JAKARTA, KOMPAS.com - Polisi menilang mobil sport merek Porsche di Jakarta Barat beberapa waktu lalu. Mobil mewah tersebut diduga terkait dengan perkara korupsi alat kesehatan dengan terdakwa mantan Gubernur Banten, Atut Chosiyah.
Direktur Lalu Lintas Polda Metro Jaya Kombes Halim Pagarra menjelaskan kronologi mobil tersebut ditilang. Menurut Halim, mobil itu ditilang di depan Kantor Dinas Kependudukan dan Pencatatan Sipil Jakarta Barat, pada 18 Agustus 2017.
"Dia melanggar garis marka. Kemudian langsung dihentikan, diperiksa, tidak punya SIM," ujar Halim, di Mapolda Metro Jaya, Jumat (25/8/2017).
Halim mengatakan, anggotanya yang menilang mobil mewah tersebut bernama Aipda Dingin Mencari Simanjuntak. Adapun pelat nomor mobil tersebut, yakni B 1911 FH. Di dalam STNK tertulis pemilik kendaraan berinisial S.
Rupanya, pengendara mobil tersebut menggunakan pelat nomor palsu.
"Ini tidak sesuai dengan kendaraan yang dibawa. Setelah ditelitii, kendaraan tersebut seharusnya B 5 ATS atas nama A dan ini merupakan permohonan KPK untuk diblokir," ucap dia.
Halim menjelaskan, KPK pernah meminta nomor kendaraan itu diblokir pada 2014.
"Masalah korupsi. Yang minta Deputi Bidang Pemberantasan Korupsi. Dia minta blokir, lalu kami blokir," kata Halim.
(baca: KPK: Mobil Porsche yang Diblokir Diduga Terkait Kasus Atut)
Halim mengucapkan, polisi mengetahui pelat nomor kendaraan tersebut palsu setelah mengecek nomor rangkanya.
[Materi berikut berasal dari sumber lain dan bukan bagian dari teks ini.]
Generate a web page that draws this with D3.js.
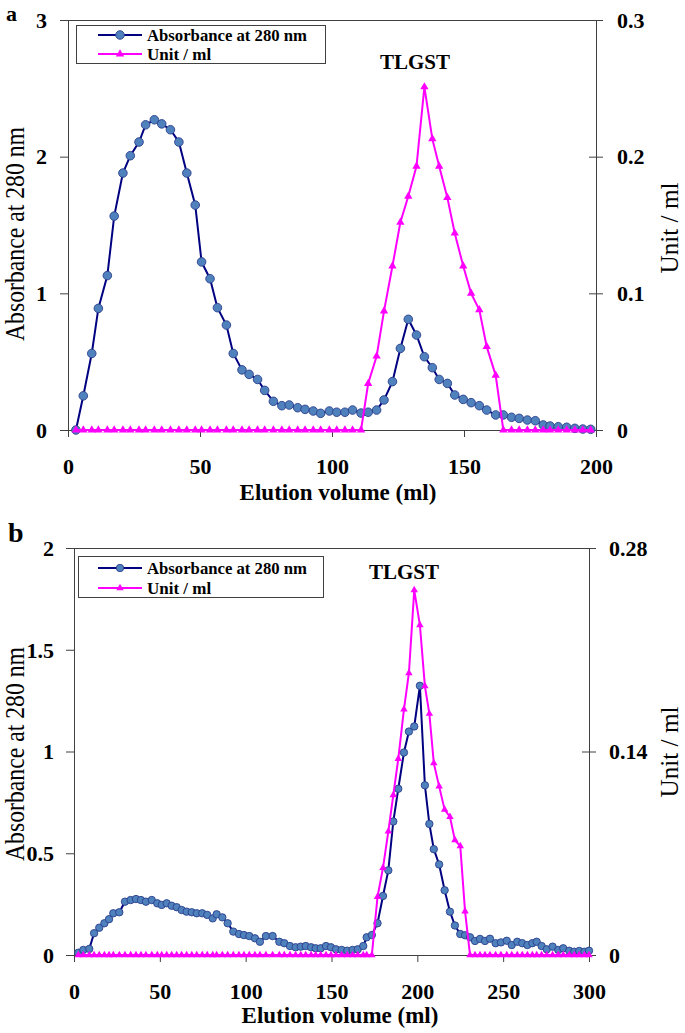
<!DOCTYPE html>
<html><head><meta charset="utf-8">
<script src="https://cdn.jsdelivr.net/npm/d3@7"></script>
<style>body{margin:0;background:#fff} svg{display:block}</style>
</head><body>
<svg id="chart" width="685" height="1033"></svg>
<script>
// ---------- Panel a data ----------
const volA = [3, 5.8, 9, 11.5, 14.9, 17.5, 20.8, 23.6, 26.9, 29.4,
  32.7, 35.5, 38.8, 42, 45, 48.2, 50.6, 53.8, 56.6, 60,
  62.6, 65.9, 68.6, 71.8, 74.5, 77.8, 81, 83.8, 87, 89.8,
  92.9, 95.7, 99, 101.8, 104.9, 107.8, 111, 113.7, 116.9, 119.7,
  122.9, 125.9, 128.9, 132, 135, 138, 140.6, 143.7, 146.5, 149.7,
  152.7, 155.8, 158.6, 162, 164.9, 168, 170.9, 174, 177, 180,
  182.6, 185.7, 188.9, 192, 195, 198];
const absA = [0, 0.25, 0.56, 0.89, 1.13, 1.565, 1.88, 2.007, 2.107, 2.233,
  2.27, 2.24, 2.197, 2.107, 1.88, 1.646, 1.23, 1.107, 0.895, 0.768,
  0.56, 0.44, 0.407, 0.37, 0.29, 0.21, 0.178, 0.183, 0.163, 0.151,
  0.139, 0.122, 0.139, 0.13, 0.13, 0.146, 0.124, 0.13, 0.146, 0.22,
  0.354, 0.597, 0.81, 0.695, 0.536, 0.456, 0.37, 0.341, 0.256, 0.224,
  0.2, 0.178, 0.146, 0.11, 0.11, 0.093, 0.085, 0.073, 0.068, 0.037,
  0.029, 0.024, 0.02, 0.012, 0.007, 0.005];
const unitA = [0, 0, 0, 0, 0, 0, 0, 0, 0, 0,
  0, 0, 0, 0, 0, 0, 0, 0, 0, 0,
  0, 0, 0, 0, 0, 0, 0, 0, 0, 0,
  0, 0, 0, 0, 0, 0, 0, 0.034, 0.054, 0.087,
  0.12, 0.152, 0.171, 0.193, 0.251, 0.213, 0.193, 0.17, 0.144, 0.12,
  0.1, 0.088, 0.061, 0.04, 0, 0, 0, 0, 0, 0,
  0, 0, 0, 0, 0, 0];
const xTicksA = [0, 50, 100, 150, 200];
const yLTicksA = [0, 1, 2, 3];
const yRTicksA = [0, 0.1, 0.2, 0.3];

// ---------- Panel b data ----------
const volB = [2.5, 5.4, 8.9, 11.7, 14.7, 17.7, 20.4, 22.9, 26.4, 29.7,
  33, 36.1, 39, 41.9, 45.3, 48.5, 51.1, 54, 56.9, 59.8,
  62.7, 65.6, 68.6, 71.5, 74.7, 77.6, 80.8, 83.1, 86.4, 89.5,
  92.8, 96.1, 99, 102.1, 105.4, 108.3, 111.8, 115.7, 119.6, 122.5,
  125.8, 129.1, 132.1, 135, 138.1, 140.8, 143.7, 146.8, 149.7, 152.6,
  155.9, 159.2, 162.3, 165.3, 168.5, 170.5, 173.5, 176.8, 180, 183.1,
  186, 188.9, 192.2, 195.1, 198.2, 201.5, 204.4, 207, 209.6, 212.7,
  215.9, 219, 221.9, 225, 227.8, 230.7, 233.6, 236.5, 239.4, 242.3,
  245.6, 248.7, 252.1, 255, 258.2, 261.1, 264.1, 267, 269.5, 272.4,
  275.4, 278.8, 282.1, 285, 288.5, 291.4, 294.3, 297.3, 300];
const absB = [0.011, 0.025, 0.03, 0.107, 0.134, 0.156, 0.176, 0.205, 0.21, 0.262,
  0.27, 0.275, 0.27, 0.262, 0.27, 0.254, 0.246, 0.254, 0.242, 0.235,
  0.221, 0.213, 0.21, 0.205, 0.205, 0.197, 0.18, 0.2, 0.185, 0.156,
  0.115, 0.103, 0.098, 0.093, 0.082, 0.065, 0.093, 0.093, 0.065, 0.058,
  0.044, 0.038, 0.041, 0.044, 0.038, 0.033, 0.033, 0.044, 0.038, 0.028,
  0.025, 0.021, 0.025, 0.028, 0.044, 0.087, 0.098, 0.156, 0.29, 0.416,
  0.656, 0.817, 0.995, 1.098, 1.123, 1.323, 0.834, 0.644, 0.52, 0.445,
  0.318, 0.213, 0.145, 0.103, 0.097, 0.087, 0.069, 0.079, 0.069, 0.08,
  0.058, 0.062, 0.07, 0.049, 0.065, 0.058, 0.049, 0.058, 0.065, 0.044,
  0.028, 0.041, 0.025, 0.033, 0.021, 0.016, 0.02, 0.016, 0.021];
const unitB = [0, 0, 0, 0, 0, 0, 0, 0, 0, 0,
  0, 0, 0, 0, 0, 0, 0, 0, 0, 0,
  0, 0, 0, 0, 0, 0, 0, 0, 0, 0,
  0, 0, 0, 0, 0, 0, 0, 0, 0, 0,
  0, 0, 0, 0, 0, 0, 0, 0, 0, 0,
  0, 0, 0, 0, 0, 0, 0, 0.04, 0.06, 0.085,
  0.11, 0.135, 0.169, 0.194, 0.251, 0.227, 0.185, 0.166, 0.132, 0.116,
  0.1, 0.095, 0.079, 0.075, 0.03, 0, 0, 0, 0, 0,
  0, 0, 0, 0, 0, 0, 0, 0, 0, 0,
  0, 0, 0, 0, 0, 0, 0, 0, 0];
const xTicksB = [0, 50, 100, 150, 200, 250, 300];
const yLTicksB = [0, 0.5, 1, 1.5, 2];
const yRTicksB = [0, 0.14, 0.28];

const seriesNames = ["Absorbance at 280 nm", "Unit / ml"];
const yTitleL = "Absorbance at 280 nm";
const yTitleR = "Unit / ml";
const xTitle = "Elution volume (ml)";
const peakLabel = "TLGST";

// ---------- drawing ----------
const FONT = '"Liberation Serif","Times New Roman",serif';
const AX = '#404040';
const NAVY = '#000080';
const DOT = '#4F81BD';
const MAG = '#FF00FF';
const svg = d3.select('#chart');
svg.append('rect').attr('width', 685).attr('height', 1033).attr('fill', '#fff');

function styleAxis(sel, size) {
  sel.attr('font-family', FONT).attr('font-size', size).attr('font-weight', 'bold');
  sel.selectAll('line,path').attr('stroke', AX);
  sel.selectAll('text').attr('fill', '#000');
}

function panel(c) {
  const g = svg.append('g');
  const x = d3.scaleLinear().domain(c.xDomain).range([c.left, c.right]);
  const yL = d3.scaleLinear().domain(c.yLDomain).range([c.bottom, c.top]);
  const yR = d3.scaleLinear().domain(c.yRDomain).range([c.bottom, c.top]);

  // top frame
  g.append('line').attr('x1', c.left).attr('x2', c.right)
    .attr('y1', c.top + 0.5).attr('y2', c.top + 0.5).attr('stroke', AX);

  // left axis
  const gl = g.append('g').attr('transform', `translate(${c.left},0)`)
    .call(d3.axisLeft(yL).tickValues(c.yLTicks).tickFormat(d => String(d))
      .tickSizeInner(8).tickSizeOuter(0).tickPadding(c.lPad));
  styleAxis(gl, 22);
  gl.selectAll('text').attr('dy', '0.33em');

  // right axis (ticks cross)
  const gr = g.append('g').attr('transform', `translate(${c.right},0)`)
    .call(d3.axisRight(yR).tickValues(c.yRTicks).tickFormat(d => String(d))
      .tickSizeInner(7).tickSizeOuter(0).tickPadding(c.rPad));
  styleAxis(gr, 22);
  gr.selectAll('.tick line').attr('x1', -7);
  gr.selectAll('text').attr('dy', '0.33em');

  // bottom axis
  const gb = g.append('g').attr('transform', `translate(0,${c.bottom})`)
    .call(d3.axisBottom(x).tickValues(c.xTicks).tickFormat(d => String(d))
      .tickSizeInner(7).tickSizeOuter(0));
  styleAxis(gb, 22);
  gb.selectAll('text').attr('y', 44).attr('dy', 0);

  // absorbance series
  const dA = c.vol.map((v, i) => ({v, a: c.abs[i], u: c.unit[i]}));
  g.append('path').datum(dA)
    .attr('d', d3.line().x(d => x(d.v)).y(d => yL(d.a)))
    .attr('fill', 'none').attr('stroke', NAVY).attr('stroke-width', 2);
  g.append('g').selectAll('circle').data(dA).join('circle')
    .attr('cx', d => x(d.v)).attr('cy', d => yL(d.a)).attr('r', c.r)
    .attr('fill', DOT).attr('stroke', '#2B3F8C').attr('stroke-width', 0.9);

  // unit series
  g.append('path').datum(dA)
    .attr('d', d3.line().x(d => x(d.v)).y(d => yR(d.u)))
    .attr('fill', 'none').attr('stroke', MAG).attr('stroke-width', 2);
  const tri = d3.symbol(d3.symbolTriangle).size(c.tri);
  g.append('g').selectAll('path').data(dA).join('path')
    .attr('d', tri).attr('transform', d => `translate(${x(d.v)},${yR(d.u)})`)
    .attr('fill', MAG);

  // legend
  const lg = g.append('g');
  lg.append('rect').attr('x', c.leg.x + 0.5).attr('y', c.leg.y + 0.5)
    .attr('width', c.leg.w).attr('height', c.leg.h)
    .attr('fill', '#fff').attr('stroke', AX).attr('stroke-width', 1);
  const ly1 = c.leg.y1, ly2 = c.leg.y2;
  lg.append('line').attr('x1', 98).attr('x2', 142).attr('y1', ly1).attr('y2', ly1)
    .attr('stroke', NAVY).attr('stroke-width', 2);
  lg.append('circle').attr('cx', 120).attr('cy', ly1).attr('r', c.r)
    .attr('fill', DOT).attr('stroke', '#2B3F8C').attr('stroke-width', 0.9);
  lg.append('line').attr('x1', 98).attr('x2', 142).attr('y1', ly2).attr('y2', ly2)
    .attr('stroke', MAG).attr('stroke-width', 2);
  lg.append('path').attr('d', tri).attr('transform', `translate(120,${ly2})`).attr('fill', MAG);
  lg.append('text').attr('x', 147).attr('y', ly1).attr('dy', '0.33em')
    .attr('font-family', FONT).attr('font-weight', 'bold').attr('font-size', 17)
    .attr('textLength', 160).attr('lengthAdjust', 'spacingAndGlyphs')
    .text(seriesNames[0]);
  lg.append('text').attr('x', 147).attr('y', ly2).attr('dy', '0.33em')
    .attr('font-family', FONT).attr('font-weight', 'bold').attr('font-size', 17)
    .text(seriesNames[1]);

  // peak label
  g.append('text').attr('x', c.peak[0]).attr('y', c.peak[1]).attr('text-anchor', 'middle')
    .attr('font-family', FONT).attr('font-weight', 'bold').attr('font-size', 21)
    .text(peakLabel);

  // axis titles
  g.append('text').attr('transform', `translate(24,${c.ltY}) rotate(-90)`)
    .attr('text-anchor', 'middle').attr('font-family', FONT).attr('font-size', 28)
    .attr('textLength', 214).attr('lengthAdjust', 'spacingAndGlyphs')
    .text(yTitleL);
  g.append('text').attr('transform', `translate(678,${c.rtY}) rotate(-90)`)
    .attr('text-anchor', 'middle').attr('font-family', FONT).attr('font-size', 26)
    .attr('textLength', 91).attr('lengthAdjust', 'spacingAndGlyphs')
    .text(yTitleR);
  g.append('text').attr('x', c.xtX).attr('y', c.xtY).attr('text-anchor', 'middle')
    .attr('font-family', FONT).attr('font-weight', 'bold').attr('font-size', 23)
    .text(xTitle);

  // panel letter
  g.append('text').attr('x', c.letter.x).attr('y', c.letter.y)
    .attr('font-family', FONT).attr('font-weight', 'bold').attr('font-size', c.letter.s)
    .text(c.letter.t);
}

panel({
  xDomain: [0, 200], yLDomain: [0, 3], yRDomain: [0, 0.3],
  left: 68, right: 596, top: 20, bottom: 430,
  xTicks: xTicksA, yLTicks: yLTicksA, yRTicks: yRTicksA,
  lPad: 13, rPad: 14,
  vol: volA, abs: absA, unit: unitA, r: 4.3, tri: 30,
  leg: {x: 76, y: 25, w: 249, h: 38, y1: 35, y2: 54},
  peak: [415, 68.5], ltY: 234, rtY: 228, xtX: 338, xtY: 500,
  letter: {x: 6, y: 21, s: 22, t: 'a'}
});
panel({
  xDomain: [0, 300], yLDomain: [0, 2], yRDomain: [0, 0.28],
  left: 74, right: 589, top: 548, bottom: 955,
  xTicks: xTicksB, yLTicks: yLTicksB, yRTicks: yRTicksB,
  lPad: 12, rPad: 13,
  vol: volB, abs: absB, unit: unitB, r: 3.7, tri: 24,
  leg: {x: 78, y: 556, w: 245, h: 41, y1: 568, y2: 588},
  peak: [404, 579], ltY: 754, rtY: 752, xtX: 340, xtY: 1023,
  letter: {x: 8, y: 542, s: 28, t: 'b'}
});
</script>
</body></html>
Kasus tersebut saat ini ditangani Direktorat Reserse Kriminal Khusus Polda Metro Jaya.
KPK lalu memberikan penjelasan terkait pemblokiran nomor kendaraan satu unit mobil sport merek Porsche.
Juru Bicara KPK Febri Diansyah mengatakan, penyidik KPK memang pernah meminta Korps Lalu Lintas Polri untuk memblokir nomor kendaraan tersebut. KPK menduga mobil mewah tersebut terkait dengan perkara korupsi alat kesehatan dengan terdakwa mantan Gubernur Banten, Atut Chosiyah.
"Pemblokiran lebih ditujukan pada pencegahan agar aset tidak dipindahkan kepemilikannya. Hal ini terkait juga dengan kebutuhan hukum penggantian kerugian negara, setelah putusan berkekuatan hukum tetap," ujar Febri saat dikonfirmasi, Jumat (25/8/2017).